On se souvient sans doute de la loi électorale du 7 mai 1951, dite loi des apparentements, qui, par une de ces torsions jésuitiques propres à la Ive République, et d’ailleurs à tout système parlementaire faisandé, permettait aux assis de rester en place en monopolisant les sièges avant même l’élection législative. Cette loi était clairement dirigée contre les gaullistes et les communistes. On sait ce qu’il advint par la suite, ce qui suffit à relativiser toutes les magouilles entreprises par l’établissement pour garder ses privilèges et sa capacité à nuire.
Dernièrement, un « think tank » (laboratoire d’idées) proche du candidat de l’hyper classe financière Strauss Kahn, Terra nova (one world, one God : money !), a produit une petite merveille de crapulerie antidémocratique afin d’empêcher toute expression populaire. Nous avions déjà eu l’occasion, dans un article économique : (« Mondialisme et civilisation ») de montrer qu’en guise de socialisme, les propositions de ce club de serviteurs zélés du mondialisme ne s’écartaient pas franchement du libéralisme dogmatique de tout ce que les instances nationales et internationales, politiques et économiques, affirment en matière de dérégulation, de destruction du corps social et des défenses populaires. Il est donc naturel qu’une montée des résistances fût considérée comme un danger pour cette caste nomade qui s’érige en donneuse de leçon.

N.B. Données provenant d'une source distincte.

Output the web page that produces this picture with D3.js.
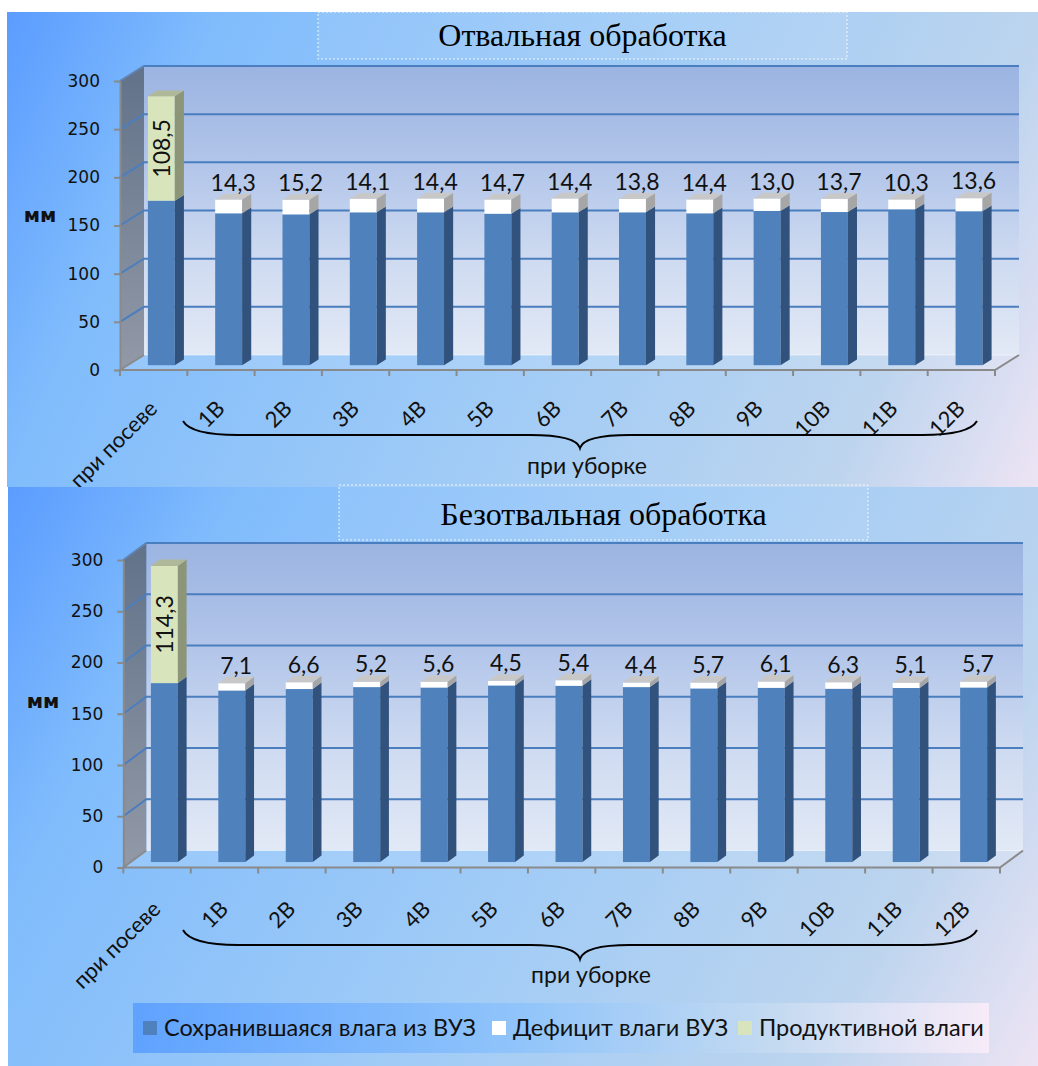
<!DOCTYPE html>
<html>
<head>
<meta charset="utf-8">
<script src="https://cdn.jsdelivr.net/npm/d3@7"></script>
<style>
  body { margin: 0; background: #ffffff; }
  svg { display: block; }
</style>
</head>
<body>
<script>
// ---- data -------------------------------------------------------------
const categories = ["при посеве", "1В", "2В", "3В", "4В", "5В", "6В", "7В", "8В", "9В", "10В", "11В", "12В"];
const yTicks = [0, 50, 100, 150, 200, 250, 300];

// Отвальная обработка, мм
const plowRetained   = [170.8, 157.7, 156.6, 158.7, 158.7, 157.3, 158.7, 158.7, 157.7, 160.1, 159.0, 161.8, 159.8];
const plowDeficit    = [null, 14.3, 15.2, 14.1, 14.4, 14.7, 14.4, 13.8, 14.4, 13.0, 13.7, 10.3, 13.6];
const plowProductive = [108.5, null, null, null, null, null, null, null, null, null, null, null, null];

// Безотвальная обработка, мм
const notillRetained   = [174.6, 167.4, 168.8, 170.7, 170.3, 172.3, 172.0, 170.7, 169.4, 170.0, 169.1, 169.8, 170.3];
const notillDeficit    = [null, 7.1, 6.6, 5.2, 5.6, 4.5, 5.4, 4.4, 5.7, 6.1, 6.3, 5.1, 5.7];
const notillProductive = [114.3, null, null, null, null, null, null, null, null, null, null, null, null];

const seriesNames = ["Сохранившаяся влага из ВУЗ", "Дефицит влаги ВУЗ", "Продуктивной влаги"];
const panelTitles = ["Отвальная обработка", "Безотвальная обработка"];
const unitLabel = "мм";
const harvestLabel = "при уборке";

// ---- styling ----------------------------------------------------------
const W = 1038, H = 1066;
const seriesColors = [
  { front: "#4f81bd", side: "#30527d", top: "#6f95c8" },
  { front: "#ffffff", side: "#a6a6a6", top: "#c8c8c8" },
  { front: "#d8e4bc", side: "#8c9577", top: "#b0b89a" }
];
const fmt = v => d3.format(".1f")(v).replace(".", ",");

const svg = d3.select("body").append("svg").attr("width", W).attr("height", H);
const defs = svg.append("defs");

function linGrad(id, attrs, stops) {
  const g = defs.append("linearGradient").attr("id", id);
  Object.entries(attrs).forEach(([k, v]) => g.attr(k, v));
  stops.forEach(([o, c]) => g.append("stop").attr("offset", o).attr("stop-color", c));
}
linGrad("wallGrad", { x1: 0, y1: 0, x2: 0, y2: 1 },
  [[0, "#9bb4e1"], [0.35, "#b3c6ea"], [0.7, "#d0dcf1"], [1, "#e2e9f6"]]);
linGrad("sideGrad", { x1: 0, y1: 0, x2: 0, y2: 1 },
  [[0, "#617289"], [1, "#9299a7"]]);
linGrad("legendGrad", { x1: 0, y1: 0, x2: 1, y2: 0 },
  [[0, "#5fa2ff"], [0.45, "#90c4fa"], [0.75, "#c4daf1"], [1, "#f7ebf8"]]);

const panels = [
  {
    id: "bgTop", left: 7, top: 12, bottom: 487,
    titleBox: [318, 12, 847, 59], titleY: 46,
    fx0: 120, fx1: 995, fy0: 370, k: 289 / 300, depth: [24, -15],
    unitPos: [40, 222], labelDy: 40,
    brace: { x0: 183, y0: 421, yh: 435, tipX: 580, tipY: 448, x1: 977 }, subY: 474, subX: 587
  },
  {
    id: "bgBottom", left: 8, top: 487, bottom: 1066,
    titleBox: [339, 485, 868, 540], titleY: 525,
    fx0: 123.3, fx1: 1000, fy0: 867.5, k: 307.5 / 300, depth: [23, -17],
    unitPos: [43, 708], labelDy: 43,
    brace: { x0: 183, y0: 930, yh: 945, tipX: 580, tipY: 959, x1: 977 }, subY: 983, subX: 591
  }
];

function drawPanel(cfg, title, retained, deficit, productive) {
  linGrad(cfg.id, { gradientUnits: "userSpaceOnUse", x1: cfg.left, y1: cfg.top, x2: W, y2: cfg.bottom },
    [[0, "#5b9cff"], [0.17, "#80bcfc"], [0.55, "#a2ccf6"], [0.83, "#bcd4ee"], [1, "#ede4f4"]]);

  const g = svg.append("g");
  g.append("rect")
    .attr("x", cfg.left).attr("y", cfg.top)
    .attr("width", W - cfg.left).attr("height", cfg.bottom - cfg.top)
    .attr("fill", `url(#${cfg.id})`);

  // title box
  const [tx0, ty0, tx1, ty1] = cfg.titleBox;
  g.append("rect")
    .attr("x", tx0).attr("y", ty0).attr("width", tx1 - tx0).attr("height", ty1 - ty0)
    .attr("fill", "rgba(255,255,255,0.08)")
    .attr("stroke", "rgba(255,255,255,0.85)").attr("stroke-width", 1)
    .attr("stroke-dasharray", "2,2");
  g.append("text")
    .attr("x", (tx0 + tx1) / 2).attr("y", cfg.titleY)
    .attr("text-anchor", "middle")
    .attr("font-family", "'Liberation Serif', 'Times New Roman', serif")
    .attr("font-size", 32).attr("fill", "#000")
    .text(title);

  const x = d3.scaleBand().domain(categories).range([cfg.fx0, cfg.fx1]);
  const y = d3.scaleLinear().domain([0, 300]).range([cfg.fy0, cfg.fy0 - 300 * cfg.k]);
  const [dx, dy] = cfg.depth;
  const yMax = y(300), y0 = y(0);

  // back wall, side wall and floor
  g.append("rect")
    .attr("x", cfg.fx0 + dx).attr("y", yMax + dy)
    .attr("width", cfg.fx1 - cfg.fx0).attr("height", y0 - yMax)
    .attr("fill", "url(#wallGrad)");
  g.append("polygon")
    .attr("points", [[cfg.fx0, yMax], [cfg.fx0 + dx, yMax + dy], [cfg.fx0 + dx, y0 + dy], [cfg.fx0, y0]].join(" "))
    .attr("fill", "url(#sideGrad)");
  g.append("polygon")
    .attr("points", [[cfg.fx0, y0], [cfg.fx1, y0], [cfg.fx1 + dx, y0 + dy], [cfg.fx0 + dx, y0 + dy]].join(" "))
    .attr("fill", "rgba(255,255,255,0.14)");
  g.append("line")
    .attr("x1", cfg.fx0 + dx).attr("x2", cfg.fx1 + dx)
    .attr("y1", y0 + dy).attr("y2", y0 + dy)
    .attr("stroke", "rgba(255,255,255,0.5)").attr("stroke-width", 1);

  // gridlines across side wall and back wall
  yTicks.filter(v => v > 0).forEach(v => {
    g.append("polyline")
      .attr("points", [[cfg.fx0, y(v)], [cfg.fx0 + dx, y(v) + dy], [cfg.fx1 + dx, y(v) + dy]].join(" "))
      .attr("fill", "none").attr("stroke", "#4a7ebf").attr("stroke-width", 2);
  });

  // floor edges
  g.append("polyline")
    .attr("points", [[cfg.fx0 + dx, y0 + dy], [cfg.fx0, y0], [cfg.fx1, y0], [cfg.fx1 + dx, y0 + dy]].join(" "))
    .attr("fill", "none").attr("stroke", "#8a8a8a").attr("stroke-width", 2);
  g.append("line")
    .attr("x1", cfg.fx0).attr("y1", yMax).attr("x2", cfg.fx0 + dx).attr("y2", yMax + dy)
    .attr("stroke", "#7d8796").attr("stroke-width", 1);

  // value axis on the front edge of the side wall
  const ax = g.append("g")
    .attr("transform", `translate(${cfg.fx0},0)`)
    .call(d3.axisLeft(y).tickValues(yTicks).tickSize(6).tickSizeOuter(0).tickPadding(14));
  ax.select(".domain").attr("stroke", "#8a8a8a").attr("stroke-width", 2);
  ax.selectAll(".tick line").attr("stroke", "#8a8a8a").attr("stroke-width", 2);
  ax.selectAll(".tick text")
    .attr("font-family", "'DejaVu Sans', sans-serif").attr("font-size", 17).attr("fill", "#111");

  // category ticks at band boundaries
  const edges = categories.map(c => x(c)).concat([x.range()[1]]);
  g.selectAll(".ctick").data(edges).join("line")
    .attr("x1", d => d).attr("x2", d => d)
    .attr("y1", y0).attr("y2", y0 + 6)
    .attr("stroke", "#8a8a8a").attr("stroke-width", 2);

  // bars
  const bw = x.bandwidth();
  const barW = bw * 0.4;
  const ox = dx * 0.32, oy = dy * 0.32;
  const ddx = dx * 0.38, ddy = dy * 0.38;

  categories.forEach((c, i) => {
    const segs = [{ v0: 0, v1: retained[i], s: 0 }];
    if (deficit[i] != null) segs.push({ v0: retained[i], v1: retained[i] + deficit[i], s: 1, label: deficit[i] });
    if (productive[i] != null) segs.push({ v0: retained[i], v1: retained[i] + productive[i], s: 2, label: productive[i] });
    const xl = x(c) + bw / 2 - barW / 2 + ox;
    const xr = xl + barW;
    segs.forEach((sg, j) => {
      const yt = y(sg.v1) + oy, yb = y(sg.v0) + oy;
      const col = seriesColors[sg.s];
      g.append("rect").attr("x", xl).attr("y", yt).attr("width", barW).attr("height", yb - yt)
        .attr("fill", col.front);
      g.append("polygon")
        .attr("points", [[xr, yt], [xr + ddx, yt + ddy], [xr + ddx, yb + ddy], [xr, yb]].join(" "))
        .attr("fill", col.side);
      if (j === segs.length - 1) {
        g.append("polygon")
          .attr("points", [[xl, yt], [xl + ddx, yt + ddy], [xr + ddx, yt + ddy], [xr, yt]].join(" "))
          .attr("fill", col.top);
      }
      if (sg.s === 1) {
        g.append("text")
          .attr("x", (xl + xr) / 2 + ddx / 2).attr("y", yt + ddy - 3)
          .attr("text-anchor", "middle")
          .attr("font-family", "Lato, sans-serif").attr("font-size", 23).attr("fill", "#111")
          .text(fmt(sg.label));
      }
      if (sg.s === 2) {
        g.append("text")
          .attr("transform", `translate(${(xl + xr) / 2},${(yt + yb) / 2}) rotate(-90)`)
          .attr("text-anchor", "middle").attr("dominant-baseline", "central")
          .attr("font-family", "Lato, sans-serif").attr("font-size", 23).attr("fill", "#111")
          .text(fmt(sg.label));
      }
    });
  });

  // rotated category labels
  g.selectAll(".clabel").data(categories).join("text")
    .attr("transform", d => `translate(${x(d) + bw / 2 + 5},${cfg.fy0 + cfg.labelDy}) rotate(-45)`)
    .attr("text-anchor", "end")
    .attr("font-family", "Lato, sans-serif").attr("font-size", 22).attr("fill", "#111")
    .text(d => d);

  // brace grouping the harvest samples
  const b = cfg.brace;
  const p = d3.path();
  p.moveTo(b.x0, b.y0);
  p.quadraticCurveTo(b.x0 + 8, b.yh, b.x0 + 55, b.yh);
  p.lineTo(b.tipX - 50, b.yh);
  p.quadraticCurveTo(b.tipX - 4, b.yh, b.tipX, b.tipY);
  p.quadraticCurveTo(b.tipX + 4, b.yh, b.tipX + 50, b.yh);
  p.lineTo(b.x1 - 55, b.yh);
  p.quadraticCurveTo(b.x1 - 8, b.yh, b.x1, b.y0);
  g.append("path").attr("d", p.toString())
    .attr("fill", "none").attr("stroke", "#000").attr("stroke-width", 2);
  g.append("text")
    .attr("x", cfg.subX).attr("y", cfg.subY).attr("text-anchor", "middle")
    .attr("font-family", "Lato, sans-serif").attr("font-size", 23).attr("fill", "#111")
    .text(harvestLabel);

  // unit label
  g.append("text")
    .attr("x", cfg.unitPos[0]).attr("y", cfg.unitPos[1]).attr("text-anchor", "middle")
    .attr("font-family", "'DejaVu Sans', sans-serif").attr("font-weight", "bold")
    .attr("font-size", 20).attr("fill", "#111")
    .text(unitLabel);
}

drawPanel(panels[0], panelTitles[0], plowRetained, plowDeficit, plowProductive);
drawPanel(panels[1], panelTitles[1], notillRetained, notillDeficit, notillProductive);

// legend
const lg = svg.append("g");
lg.append("rect").attr("x", 133).attr("y", 1003).attr("width", 856).attr("height", 50)
  .attr("fill", "url(#legendGrad)");
const legendX = [143, 492, 738];
seriesNames.forEach((name, i) => {
  lg.append("rect").attr("x", legendX[i]).attr("y", 1021).attr("width", 14).attr("height", 14)
    .attr("fill", seriesColors[i].front);
  lg.append("text").attr("x", legendX[i] + 21).attr("y", 1036)
    .attr("font-family", "Lato, sans-serif").attr("font-size", 23.5).attr("fill", "#111")
    .text(name);
});
</script>
</body>
</html>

Qu’est-ce que la démocratie pour elle ? Qu’est-ce que la capacité pour chaque citoyen de dire franchement, directement, sans entortillements et byzantinisme, s’il opte pour tout candidat ou non. Ce serait trop clair, trop simple, à leur goût. Il vaudrait mieux un système assez labyrinthique, pour gruger le chaland. On connaît, on a déjà donné avec le référendum de 2005 sur la Constitution européenne, qui a eu le destin que l’on sait.
Selon Michel Balinski et Rida Laraki, chercheurs au CNRS à l’Ecole Polytechnique,(et on nous dit que leur projet a été salué par « la communauté scientifique, en particulier les Prix Nobel Kenneth Arrow, Robert Aumann et Eric Maskin » !), il y a de « bons candidats » et de « mauvais ». Le pire, pour eux, serait un nouveau 21 avril. On remarquera la neutralité, l’objectivité. De quel droit, somme toute… mais ces gens-là sont intelligents… donc…

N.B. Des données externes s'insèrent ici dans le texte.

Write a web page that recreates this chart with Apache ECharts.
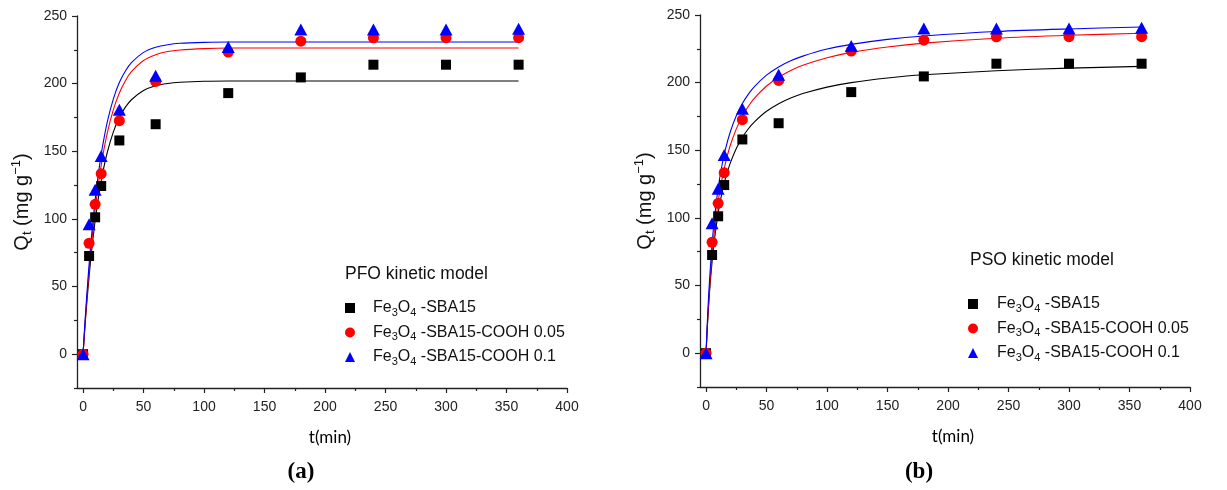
<!DOCTYPE html>
<html>
<head>
<meta charset="utf-8">
<script src="https://cdn.jsdelivr.net/npm/echarts@6/dist/echarts.min.js"></script>
<style>html,body{margin:0;padding:0;background:#fff}#c{width:1227px;height:490px}</style>
</head>
<body>
<div id="c"></div>
<script>
// ---- data ----
const seriesNames = ['Fe3O4 -SBA15', 'Fe3O4 -SBA15-COOH 0.05', 'Fe3O4 -SBA15-COOH 0.1'];
const times = [0, 5, 10, 15, 30, 60, 120, 180, 240, 300, 360];
const qSBA15 = [0, 72.6, 101.2, 124.3, 158, 170, 193, 204.6, 214, 214, 214];
const qCOOH005 = [0, 82, 110.8, 133.4, 172.6, 201.6, 223.3, 231.4, 233.9, 234, 234];
const qCOOH01 = [0, 96, 121.5, 146.5, 180.7, 205.8, 227, 240, 240, 240, 240.5];

const curveT = [0, 1, 2, 3, 5, 7, 10, 13, 16, 20, 25, 30, 35, 40, 50, 60, 70, 80, 100, 120, 150, 180, 240, 300, 360];
const pfoSBA15 = [0, 13.1, 25.3, 36.8, 57.5, 75.6, 98.6, 117.5, 132.9, 149.1, 164.2, 174.9, 182.6, 188.1, 194.9, 198.4, 200.1, 201.0, 201.8, 202, 202, 202, 202, 202, 202];
const pfoCOOH005 = [0, 14.0, 27.2, 39.5, 62.0, 81.7, 107.0, 127.8, 145.0, 163.4, 180.6, 193.1, 202.2, 208.8, 217.1, 221.4, 223.7, 224.9, 225.9, 226.3, 226.3, 226.3, 226.3, 226.3, 226.3];
const pfoCOOH01 = [0, 15.2, 29.3, 42.6, 66.5, 87.4, 113.9, 135.5, 153.0, 171.6, 188.6, 200.8, 209.4, 215.6, 223.1, 226.9, 228.8, 229.8, 230.5, 230.8, 230.8, 230.8, 230.8, 230.8, 230.8];
const psoSBA15 = [0, 18.1, 33.4, 46.5, 67.9, 84.5, 103.6, 117.9, 129.0, 140.5, 151.3, 159.5, 165.9, 171.0, 178.8, 184.4, 188.6, 191.9, 196.7, 200.0, 203.4, 205.8, 208.8, 210.7, 212.0];
const psoCOOH005 = [0, 19.0, 35.3, 49.4, 72.5, 90.8, 111.9, 127.9, 140.4, 153.5, 165.8, 175.2, 182.5, 188.5, 197.5, 204.0, 209.0, 212.8, 218.4, 222.4, 226.4, 229.2, 232.8, 235.0, 236.5];
const psoCOOH01 = [0, 21.9, 40.2, 55.8, 80.9, 100.2, 122.0, 138.2, 150.7, 163.5, 175.5, 184.5, 191.5, 197.1, 205.5, 211.6, 216.1, 219.6, 224.8, 228.3, 232.0, 234.5, 237.8, 239.7, 241.1];

const xMajor = [0, 50, 100, 150, 200, 250, 300, 350, 400];
const xMinor = [25, 75, 125, 175, 225, 275, 325, 375];
const yMajor = [0, 50, 100, 150, 200, 250];
const yMinor = [-25, 25, 75, 125, 175, 225];
const panelTitles = ['PFO kinetic model', 'PSO kinetic model'];
const panelLabels = ['(a)', '(b)'];

// ---- chart ----
const colors = ['#000000', '#ff0000', '#0000ff'];
const symbols = ['rect', 'circle', 'triangle'];
const symSizes = [10, 11, [13, 12]];
const axisColor = '#222222';
const FONT = 'Liberation Sans, Arial, sans-serif';

const grids = [
  {left: 77, right: 660, top: 16, bottom: 102},
  {left: 700, right: 37, top: 15, bottom: 103}
];

const xAxes = [], yAxes = [], series = [];
const pairs = (xs, ys) => xs.map((x, i) => [x, ys[i]]);
const curves = [[pfoSBA15, pfoCOOH005, pfoCOOH01], [psoSBA15, psoCOOH005, psoCOOH01]];
const points = [qSBA15, qCOOH005, qCOOH01];

grids.forEach((g, gi) => {
  xAxes.push({
    type: 'value', gridIndex: gi, min: -5, max: 400, position: 'bottom',
    name: 't(min)', nameLocation: 'middle', nameGap: 41,
    nameTextStyle: {fontFamily: 'Lato, Open Sans, sans-serif', fontSize: 17, color: '#000', padding: [0, 0, 0, 16]},
    axisLine: {onZero: false, lineStyle: {color: axisColor, width: 1.3}},
    axisTick: {customValues: xMajor, length: 5, lineStyle: {color: axisColor, width: 1.2}},
    axisLabel: {customValues: xMajor, fontFamily: FONT, fontSize: 14, color: '#222', margin: 12},
    splitLine: {show: false}
  });
  xAxes.push({
    type: 'value', gridIndex: gi, min: -5, max: 400, position: 'bottom',
    axisLine: {show: false, onZero: false},
    axisTick: {customValues: xMinor, length: 3, lineStyle: {color: axisColor, width: 1.2}},
    axisLabel: {show: false},
    splitLine: {show: false}
  });
  yAxes.push({
    type: 'value', gridIndex: gi, min: -25, max: 250, position: 'left',
    name: 'Q{sub|t} (mg g{sup|\u22121})', nameLocation: 'middle', nameRotate: 90, nameGap: 43,
    nameTextStyle: {
      fontFamily: FONT, fontSize: 20, color: '#111', lineHeight: 24,
      rich: {
        sub: {fontFamily: FONT, fontSize: 13, lineHeight: 13, verticalAlign: 'bottom', color: '#111'},
        sup: {fontFamily: FONT, fontSize: 13, lineHeight: 13, verticalAlign: 'top', color: '#111'}
      }
    },
    axisLine: {show: true, onZero: false, lineStyle: {color: axisColor, width: 1.3}},
    axisTick: {show: true, customValues: yMajor, length: 5, lineStyle: {color: axisColor, width: 1.2}},
    axisLabel: {customValues: yMajor, fontFamily: FONT, fontSize: 14, color: '#222', margin: 10},
    splitLine: {show: false}
  });
  yAxes.push({
    type: 'value', gridIndex: gi, min: -25, max: 250, position: 'left',
    axisLine: {show: false, onZero: false},
    axisTick: {show: true, customValues: yMinor, length: 3, lineStyle: {color: axisColor, width: 1.2}},
    axisLabel: {show: false},
    splitLine: {show: false}
  });
  // fitted curves
  curves[gi].forEach((c, si) => {
    series.push({
      type: 'line', name: 'fit' + gi + '_' + si, xAxisIndex: gi * 2, yAxisIndex: gi * 2,
      data: pairs(curveT, c), smooth: 0.3, showSymbol: false, symbol: 'none',
      lineStyle: {color: colors[si], width: 1.1}, z: 2, silent: true
    });
  });
  // measured points
  points.forEach((p, si) => {
    series.push({
      type: 'scatter', name: seriesNames[si], xAxisIndex: gi * 2, yAxisIndex: gi * 2,
      data: pairs(times, p), symbol: symbols[si], symbolSize: symSizes[si],
      itemStyle: {color: colors[si], opacity: 1}, z: 3
    });
  });
});

const fmt = name => '{g|}' + name.replace('Fe3O4', 'Fe{sub|3}O{sub|4}');
const mkLegend = (left, top, gap) => ({
  orient: 'vertical', left: left, top: top, padding: 0, itemGap: 4.5, itemWidth: 10, itemHeight: 10,
  data: seriesNames.map(n => ({name: n})),
  selectedMode: false,
  formatter: fmt,
  textStyle: {fontFamily: FONT, fontSize: 16, color: '#111', lineHeight: 20,
    rich: {
      g: {width: gap},
      sub: {fontFamily: FONT, fontSize: 11, lineHeight: 12, verticalAlign: 'bottom', color: '#111'}
    }}
});

const option = {
  backgroundColor: '#fff',
  animation: false,
  grid: grids,
  xAxis: xAxes,
  yAxis: yAxes,
  series: series,
  legend: [mkLegend(345, 298, 13), mkLegend(968, 294, 14)],
  title: [
    {text: panelTitles[0], left: 345, top: 265, padding: 0, textStyle: {fontFamily: FONT, fontSize: 17.5, fontWeight: 'normal', color: '#111'}},
    {text: panelTitles[1], left: 970, top: 251, padding: 0, textStyle: {fontFamily: FONT, fontSize: 17.5, fontWeight: 'normal', color: '#111'}}
  ],
  graphic: [
    {type: 'text', x: 301, y: 472, style: {text: panelLabels[0], fontFamily: 'Liberation Serif, serif', fontWeight: 'bold', fontSize: 23, fill: '#000', align: 'center', verticalAlign: 'middle'}},
    {type: 'text', x: 919, y: 472, style: {text: panelLabels[1], fontFamily: 'Liberation Serif, serif', fontWeight: 'bold', fontSize: 23, fill: '#000', align: 'center', verticalAlign: 'middle'}}
  ]
};

const chart = echarts.init(document.getElementById('c'), null, {renderer: 'canvas'});
chart.setOption(option);
</script>
</body>
</html>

Donc après avoir constaté que le mode de scrutin vieillit mal (pensez donc, choisir un représentant, c’est très, très vieux, et cela date des Grecs !), ils font huit propositions.
D’abord, « au lieu de nommer un seul candidat, le « jugement majoritaire » demande d’évaluer les mérites de chacun des candidats dans une échelle de mentions : Très bien, Bien, Assez bien, Passable, Insuffisant, à Rejeter. » Pourquoi pas une dissertation ?
Passons sur la prolongation de l’inscription, au plus près du jour du scrutin (ce qui, au demeurant, peut donner l’occasion de manipuler et d’enrégimenter des « jeunes » face au « danger fasciste »).
Supprimer les cinq cents signatures pour légitimer les candidats. Ce mode de désignation serait remplacer par le choix des partis présents au parlement (mais voyons ! on n’est jamais si bien servi que par soi-même !) et/ou par un soutien d’au moins un million de citoyens (pour éviter sans doute l’éparpillement des voix : les petits partis apprécieront). Quand on sait la réticence des électeurs à avouer leur sympathie pour le FN, on comprend le but de la manœuvre.
Ensuite allonger la durée de la campagne entre les deux tours.
Puis relativiser le temps de parole : « les candidats doivent être traités de manière équitable, en fonction de leur poids estimé dans l’opinion ». Qui jugera le « poids » et en fonction de quels critères ? On croit rêver ! On voit en tout cas qui est visé, si ce « poids » dépend du nombre d’élus à l’assemblée.
Moderniser les « spots » télévisés : tout simplement transformer les interventions en clips publicitaires, à l’américaine. On n’est pas plus moderne ! On suppose que la nature « divertissante » sera à l’aune des publicistes embauchés (chèrement). Nul doute que le débat y gagnera !
« Autoriser un financement populaire déplafonné » : il ne faut pas être grand clerc pour voir la manœuvre. Evidemment, les partis qui défendent les pauvres seront les moins bien lotis. Quant aux autres, on connaît la générosité de certains lobbys.
Enfin « refonder le cadre législatif national de l’élection présidentielle le plus en amont possible de 2017. »
Ce qui transparaît dans cette furie hystérique, de la part de notre « élite » intellectuelle, qui se comporte en ramassis de poissons pilotes pour les gros requins, outre que toutes ses références sont américaines, c’est qu’elle sue la peur. Peut-être a-t-elle ses raisons. En tout cas, nous sommes avertis : tout sera utilisé pour empêcher l’expression populaire.